The question facing his group was then: How do you unstick this naturally clingy substance?
Electron beams offered a promising solution. According to a theory developed from recent scientific studies of how dust naturally lofts on the lunar surface, such a device could turn the electric charges on particles of dust into a weapon against them. If you hit a layer dust with a stream of electrons, Wang said, that dusty surface will collect additional negative charges. Pack enough charges into the spaces in between the particles, and they may begin to push each other away—much like magnets do when the wrong ends are forced together.
“The charges become so large that they repel each other, and then dust ejects off of the surface,” Wang said.
To test the idea, he and his colleagues loaded a vacuum chamber with various materials coated in a NASA-manufactured “lunar simulant” designed to resemble moon dust.
And sure enough, after aiming an electron beam at those particles, the dust poured off, usually in just a few minutes. The trick worked on a wide range of surfaces, too, including spacesuit fabric and glass. This new technology aims at cleaning the finest dust particles, which are difficult to remove using brushes, Wang said. The method was able to clean dusty surfaces by an average of about 75-85%.
“It worked pretty well, but not well enough that we’re done,” Farr said.
The researchers are currently experimenting with new ways to increase the cleaning power of their electron beam.
But study coauthor Mihály Horányi, a professor in LASP and the Department of Physics at CU Boulder, said that the technology has real potential. NASA has experimented with other strategies for shedding lunar dust, such as by embedding networks of electrodes into spacesuits. An electron beam, however, might be a lot cheaper and easier to roll out.

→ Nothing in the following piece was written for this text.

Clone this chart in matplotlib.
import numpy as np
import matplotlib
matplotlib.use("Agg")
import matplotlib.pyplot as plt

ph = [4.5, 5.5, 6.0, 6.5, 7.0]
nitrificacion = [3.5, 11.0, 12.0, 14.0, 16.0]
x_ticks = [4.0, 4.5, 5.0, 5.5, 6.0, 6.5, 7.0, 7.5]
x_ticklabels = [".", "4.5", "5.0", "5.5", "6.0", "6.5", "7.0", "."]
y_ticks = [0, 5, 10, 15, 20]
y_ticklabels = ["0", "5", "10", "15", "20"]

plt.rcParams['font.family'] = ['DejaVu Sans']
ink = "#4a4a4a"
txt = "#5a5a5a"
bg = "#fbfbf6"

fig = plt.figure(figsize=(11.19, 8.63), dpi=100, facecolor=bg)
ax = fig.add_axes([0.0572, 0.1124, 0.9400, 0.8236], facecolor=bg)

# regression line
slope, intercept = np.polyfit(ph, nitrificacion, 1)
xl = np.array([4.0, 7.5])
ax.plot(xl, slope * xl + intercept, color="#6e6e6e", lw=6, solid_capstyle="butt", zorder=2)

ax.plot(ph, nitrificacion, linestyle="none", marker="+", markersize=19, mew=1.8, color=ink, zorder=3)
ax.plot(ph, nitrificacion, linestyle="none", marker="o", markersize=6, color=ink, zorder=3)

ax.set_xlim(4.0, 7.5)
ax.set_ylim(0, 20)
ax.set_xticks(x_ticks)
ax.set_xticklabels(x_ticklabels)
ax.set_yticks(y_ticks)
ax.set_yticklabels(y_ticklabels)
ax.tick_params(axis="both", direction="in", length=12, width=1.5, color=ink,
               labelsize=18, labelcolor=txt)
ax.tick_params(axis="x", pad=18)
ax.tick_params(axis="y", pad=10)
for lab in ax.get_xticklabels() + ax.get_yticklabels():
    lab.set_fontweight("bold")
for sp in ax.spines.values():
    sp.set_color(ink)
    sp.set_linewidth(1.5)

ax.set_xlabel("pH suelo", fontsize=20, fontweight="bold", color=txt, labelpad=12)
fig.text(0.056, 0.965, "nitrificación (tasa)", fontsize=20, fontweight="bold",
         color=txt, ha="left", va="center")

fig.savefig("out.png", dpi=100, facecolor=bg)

Horányi imagines that one day, lunar astronauts could simply leave their spacesuits hanging up in a special room, or even outside their habitats, and clean them after spending a long day kicking up dust outside. The electrons would do the rest.
“You could just walk into an electron beam shower to remove fine dust,” he said.
Other coauthors on the new research include John Goree of the University of Iowa and Inseob Hahn and Ulf Israelsson of the Jet Propulsion Laboratory.